::: SOURCE DATA
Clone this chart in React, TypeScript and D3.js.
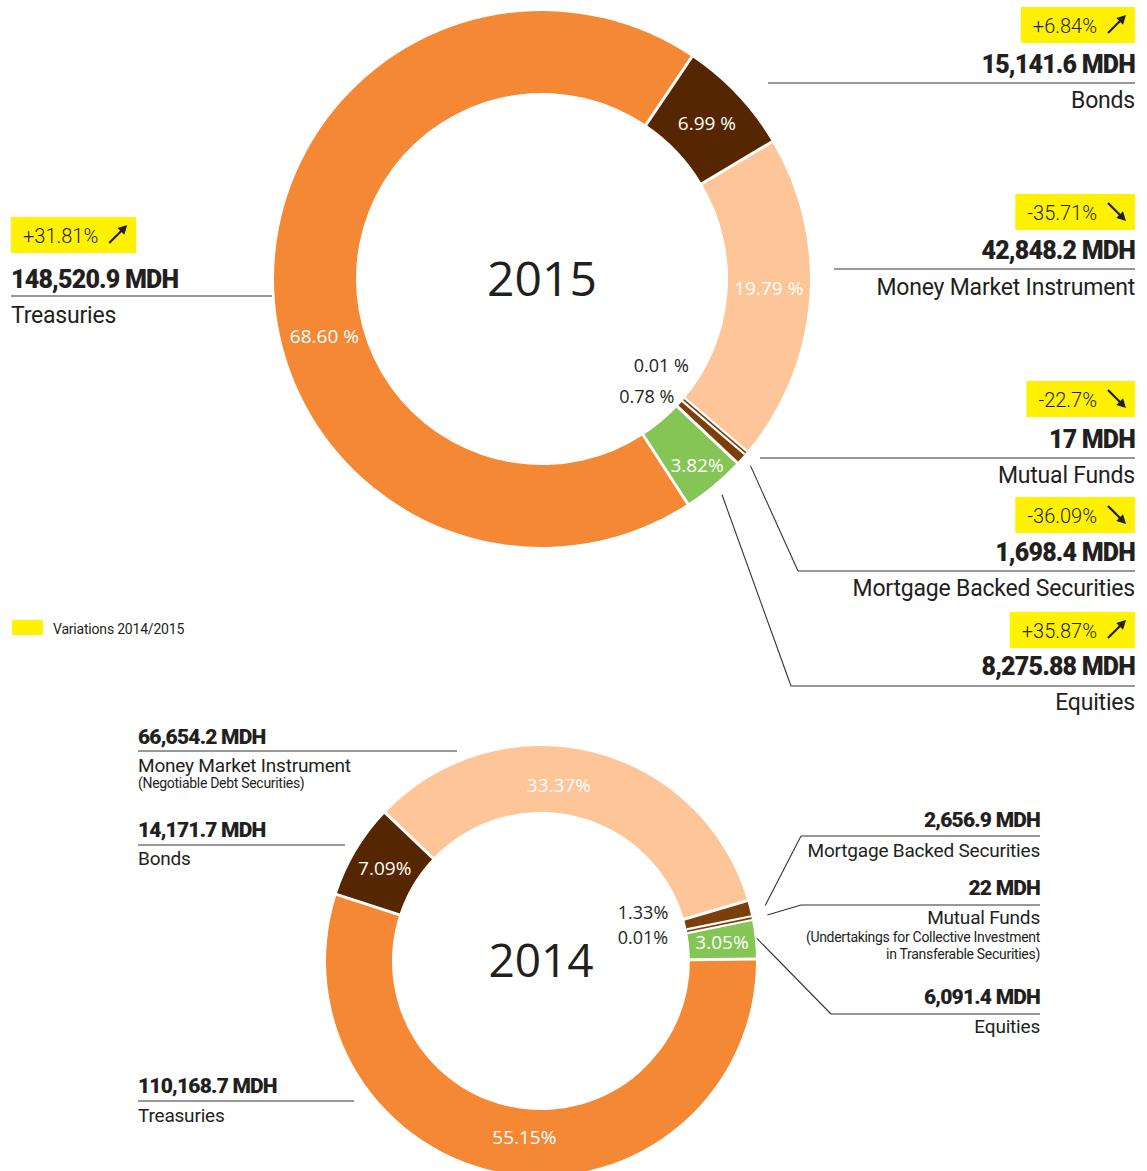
import React, { useEffect, useRef } from "react";
import * as d3 from "d3";

const W = 1147;
const H = 1171;

// 2015 portfolio in MDH, clockwise starting from the Bonds slice
const categories2015 = ["Bonds", "Money Market Instrument", "Mutual Funds", "Mortgage Backed Securities", "Equities", "Treasuries"];
const values2015 = [15141.6, 42848.2, 17, 1698.4, 8275.88, 148520.9];
const shareLabels2015 = ["6.99 %", "19.79 %", "0.01 %", "0.78 %", "3.82%", "68.60 %"];
const variations2015 = ["+6.84%", "-35.71%", "-22.7%", "-36.09%", "+35.87%", "+31.81%"];

// 2014 portfolio in MDH, clockwise starting from the Treasuries slice
const categories2014 = ["Treasuries", "Bonds", "Money Market Instrument", "Mortgage Backed Securities", "Mutual Funds", "Equities"];
const values2014 = [110168.7, 14171.7, 66654.2, 2656.9, 22, 6091.4];
const shareLabels2014 = ["55.15%", "7.09%", "33.37%", "1.33%", "0.01%", "3.05%"];

const subtitles2014: Record<string, string[]> = {
  "Money Market Instrument": ["(Negotiable Debt Securities)"],
  "Mutual Funds": ["(Undertakings for Collective Investment", "in Transferable Securities)"],
};

const legendLabel = "Variations 2014/2015";

const colorOf: Record<string, string> = {
  Treasuries: "#F48834",
  Bonds: "#552600",
  "Money Market Instrument": "#FDC598",
  "Mutual Funds": "#7B3F0C",
  "Mortgage Backed Securities": "#7B3F0C",
  Equities: "#84C556",
};

const INK = "#231F20";
const YELLOW = "#FFF100";
const FONT_TXT = "Roboto, 'Liberation Sans', Arial, sans-serif";
const FONT_PIE = "'Open Sans', 'Noto Sans', sans-serif";

const donut2015 = {
  cx: 542, cy: 279, outer: 268, inner: 186, startDeg: 34, year: "2015", yearSize: 48, pctSize: 19, darkSize: 18,
  labelPos: {
    Treasuries: { deg: 255.3, r: 225 },
    "Money Market Instrument": { deg: 92.4 },
    Equities: { r: 242 },
    "Mutual Funds": { deg: 122.4, r: 174, dark: true },
    "Mortgage Backed Securities": { deg: 133.2, r: 181.5, dark: true },
  } as Record<string, any>,
};

const donut2014 = {
  cx: 541, cy: 961, outer: 215, inner: 149, startDeg: 89.5, year: "2014", yearSize: 46, pctSize: 19, darkSize: 18,
  labelPos: {
    "Money Market Instrument": { deg: 5.8, r: 177 },
    Treasuries: { deg: 185.4, r: 177 },
    "Mortgage Backed Securities": { deg: 71.8, r: 134, dark: true },
    "Mutual Funds": { deg: 82.2, r: 128.3, dark: true },
  } as Record<string, any>,
};

// callout layout (positions only)
const callouts2015 = [
  { name: "Bonds", align: "end", x: 1135, boxTop: 7, valueY: 73, lineY: 83, lineX: 768, labelY: 108 },
  { name: "Money Market Instrument", align: "end", x: 1135, boxTop: 194, valueY: 259, lineY: 269, lineX: 834, labelY: 295 },
  { name: "Mutual Funds", align: "end", x: 1135, boxTop: 381, valueY: 448, lineY: 458, lineX: 760, labelY: 483 },
  { name: "Mortgage Backed Securities", align: "end", x: 1135, boxTop: 497, valueY: 561, lineY: 571, lineX: 798, leaderR: 280, labelY: 596 },
  { name: "Equities", align: "end", x: 1135, boxTop: 612, valueY: 675, lineY: 686, lineX: 791, leaderR: 281, labelY: 710 },
  { name: "Treasuries", align: "start", x: 11, boxTop: 217, valueY: 288, lineY: 296, lineX: 272, labelY: 323 },
];

const callouts2014 = [
  { name: "Money Market Instrument", align: "start", x: 138, valueY: 744, lineY: 751, lineX: 457, labelY: 772, subY: 788 },
  { name: "Bonds", align: "start", x: 138, valueY: 837, lineY: 845, lineX: 345, labelY: 865 },
  { name: "Treasuries", align: "start", x: 138, valueY: 1093, lineY: 1101, lineX: 354, labelY: 1122 },
  { name: "Mortgage Backed Securities", align: "end", x: 1040, valueY: 827, lineY: 836, lineX: 801, leaderR: 231, labelY: 857 },
  { name: "Mutual Funds", align: "end", x: 1040, valueY: 895, lineY: 905, lineX: 801, leaderR: 231, labelY: 924, subY: 942 },
  { name: "Equities", align: "end", x: 1040, valueY: 1004, lineY: 1014, lineX: 831, leaderR: 217, labelY: 1033 },
];

const fmt = d3.format(",");
const rad = (deg: number) => (deg * Math.PI) / 180;

function drawDonut(svg: any, cfg: any, cats: string[], vals: number[], shares: string[]) {
  const g = svg.append("g").attr("transform", `translate(${cfg.cx},${cfg.cy})`);
  const start = rad(cfg.startDeg);
  const pie = d3.pie<number>().sort(null).value(d => d).startAngle(start).endAngle(start + 2 * Math.PI);
  const arcs = pie(vals);
  const arc = d3.arc<d3.PieArcDatum<number>>().innerRadius(cfg.inner).outerRadius(cfg.outer);
  const polar = (a: number, r: number) => [r * Math.sin(a), -r * Math.cos(a)];

  g.selectAll("path.slice")
    .data(arcs)
    .join("path")
    .attr("class", "slice")
    .attr("d", arc)
    .attr("fill", (d: any, i: number) => colorOf[cats[i]]);

  // white gaps between slices
  arcs.forEach(a => {
    const [x0, y0] = polar(a.startAngle, cfg.inner - 1);
    const [x1, y1] = polar(a.startAngle, cfg.outer + 1);
    g.append("line").attr("x1", x0).attr("y1", y0).attr("x2", x1).attr("y2", y1)
      .attr("stroke", "#fff").attr("stroke-width", 3);
  });

  // slices too thin to show get a hairline of their colour
  arcs.forEach((a, i) => {
    if (a.endAngle - a.startAngle > 0.005) return;
    const m = (a.startAngle + a.endAngle) / 2;
    const [x0, y0] = polar(m, cfg.inner);
    const [x1, y1] = polar(m, cfg.outer);
    g.append("line").attr("x1", x0).attr("y1", y0).attr("x2", x1).attr("y2", y1)
      .attr("stroke", "#fff").attr("stroke-width", 6);
    g.append("line").attr("x1", x0).attr("y1", y0).attr("x2", x1).attr("y2", y1)
      .attr("stroke", colorOf[cats[i]]).attr("stroke-width", 1.6);
  });

  // share labels
  arcs.forEach((a, i) => {
    const pos = cfg.labelPos[cats[i]] || {};
    const ang = pos.deg != null ? rad(pos.deg) : (a.startAngle + a.endAngle) / 2;
    const r = pos.r != null ? pos.r : (cfg.inner + cfg.outer) / 2;
    const [x, y] = polar(ang, r);
    g.append("text")
      .attr("x", x)
      .attr("y", y)
      .attr("dy", pos.dark ? null : "0.36em")
      .attr("text-anchor", pos.dark ? "end" : "middle")
      .attr("fill", pos.dark ? INK : "#fff")
      .style("font-family", FONT_PIE)
      .style("font-size", `${pos.dark ? cfg.darkSize : cfg.pctSize}px`)
      .text(shares[i]);
  });

  g.append("text")
    .attr("text-anchor", "middle")
    .attr("dy", "0.35em")
    .attr("fill", INK)
    .style("font-family", FONT_PIE)
    .style("font-size", `${cfg.yearSize}px`)
    .text(cfg.year);

  return arcs;
}

function drawArrow(g: any, sx: number, sy: number, tx: number, ty: number) {
  const dx = tx - sx, dy = ty - sy;
  const len = Math.hypot(dx, dy);
  const ux = dx / len, uy = dy / len;
  const px = -uy, py = ux;
  g.append("line").attr("x1", sx).attr("y1", sy).attr("x2", tx - 6 * ux).attr("y2", ty - 6 * uy)
    .attr("stroke", INK).attr("stroke-width", 2.2);
  const hx = tx - 9 * ux, hy = ty - 9 * uy;
  g.append("path")
    .attr("d", `M${tx},${ty}L${hx + 4.8 * px},${hy + 4.8 * py}L${hx - 4.8 * px},${hy - 4.8 * py}Z`)
    .attr("fill", INK);
}

function drawCallouts(svg: any, layout: any[], cfg: any, cats: string[], vals: number[], arcs: any[], sizes: any,
  variations?: string[], subtitles?: Record<string, string[]>) {
  const g = svg.append("g");
  layout.forEach(c => {
    const i = cats.indexOf(c.name);
    const anchor = c.align;

    // variation badge
    if (variations && c.boxTop != null) {
      const vt = g.append("text")
        .attr("y", c.boxTop + 26)
        .attr("fill", INK)
        .style("font-family", FONT_TXT)
        .style("font-size", `${sizes.badge}px`)
        .style("font-weight", 300)
        .text(variations[i]);
      const tw = (vt.node() as SVGTextElement).getComputedTextLength();
      const bw = tw + 50;
      const bx = anchor === "end" ? c.x - bw : c.x;
      g.insert("rect", () => vt.node())
        .attr("x", bx).attr("y", c.boxTop).attr("width", bw).attr("height", 36)
        .attr("fill", YELLOW);
      vt.attr("x", bx + 12);
      const ax0 = bx + 12 + tw + 11;
      const ax1 = ax0 + 18;
      if (variations[i].startsWith("-")) drawArrow(g, ax0, c.boxTop + 9, ax1, c.boxTop + 27);
      else drawArrow(g, ax0, c.boxTop + 26, ax1, c.boxTop + 8);
    }

    g.append("text")
      .attr("x", c.x)
      .attr("y", c.valueY)
      .attr("text-anchor", anchor)
      .attr("fill", INK)
      .style("font-family", FONT_TXT)
      .style("font-size", `${sizes.value}px`)
      .style("font-weight", 900)
      .style("letter-spacing", "-0.8px")
      .text(`${fmt(vals[i])} MDH`);

    const x1 = anchor === "end" ? c.lineX : c.x;
    const x2 = anchor === "end" ? c.x : c.lineX;
    g.append("line")
      .attr("x1", x1).attr("x2", x2).attr("y1", c.lineY).attr("y2", c.lineY)
      .attr("stroke", "#333").attr("stroke-width", 1.1);

    if (c.leaderR) {
      const a = arcs[i];
      const m = (a.startAngle + a.endAngle) / 2;
      g.append("line")
        .attr("x1", c.lineX).attr("y1", c.lineY)
        .attr("x2", cfg.cx + c.leaderR * Math.sin(m))
        .attr("y2", cfg.cy - c.leaderR * Math.cos(m))
        .attr("stroke", "#333").attr("stroke-width", 1.1);
    }

    g.append("text")
      .attr("x", c.x)
      .attr("y", c.labelY)
      .attr("text-anchor", anchor)
      .attr("fill", INK)
      .style("font-family", FONT_TXT)
      .style("font-size", `${sizes.label}px`)
      .style("letter-spacing", "-0.2px")
      .text(c.name);

    const subs = subtitles ? subtitles[c.name] : null;
    if (subs) {
      subs.forEach((s, k) => {
        g.append("text")
          .attr("x", c.x)
          .attr("y", c.subY + k * 17)
          .attr("text-anchor", anchor)
          .attr("fill", INK)
          .style("font-family", FONT_TXT)
          .style("font-size", `${sizes.sub}px`)
          .style("letter-spacing", "-0.3px")
          .text(s);
      });
    }
  });
}

export default function App() {
  const svgRef = useRef<SVGSVGElement>(null);

  useEffect(() => {
    const svg = d3.select(svgRef.current);
    svg.selectAll("*").remove();

    const arcs2015 = drawDonut(svg, donut2015, categories2015, values2015, shareLabels2015);
    const arcs2014 = drawDonut(svg, donut2014, categories2014, values2014, shareLabels2014);

    drawCallouts(svg, callouts2015, donut2015, categories2015, values2015, arcs2015,
      { badge: 20, value: 25, label: 23 }, variations2015);
    drawCallouts(svg, callouts2014, donut2014, categories2014, values2014, arcs2014,
      { value: 21, label: 19, sub: 14 }, undefined, subtitles2014);

    // legend
    svg.append("rect").attr("x", 12).attr("y", 620).attr("width", 31).attr("height", 15).attr("fill", YELLOW);
    svg.append("text")
      .attr("x", 53).attr("y", 634)
      .attr("fill", INK)
      .style("font-family", FONT_TXT)
      .style("font-size", "14px")
      .style("letter-spacing", "-0.2px")
      .text(legendLabel);
  }, []);

  return (
    <svg
      ref={svgRef}
      width={W}
      height={H}
      style={{ position: "absolute", left: 0, top: 0, background: "#fff" }}
    />
  );
}
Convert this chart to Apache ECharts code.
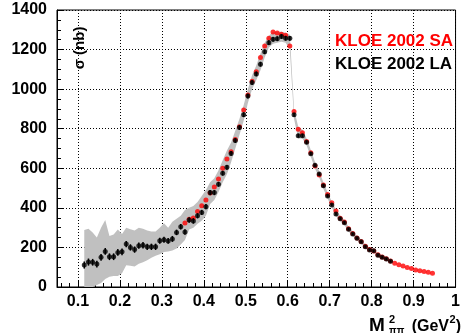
::::::
# [STATED PROBLEM]
Of all the lines above, how many contain "chart"? Give the number and nothing more.

# [EXERCISE OUTPUT]
2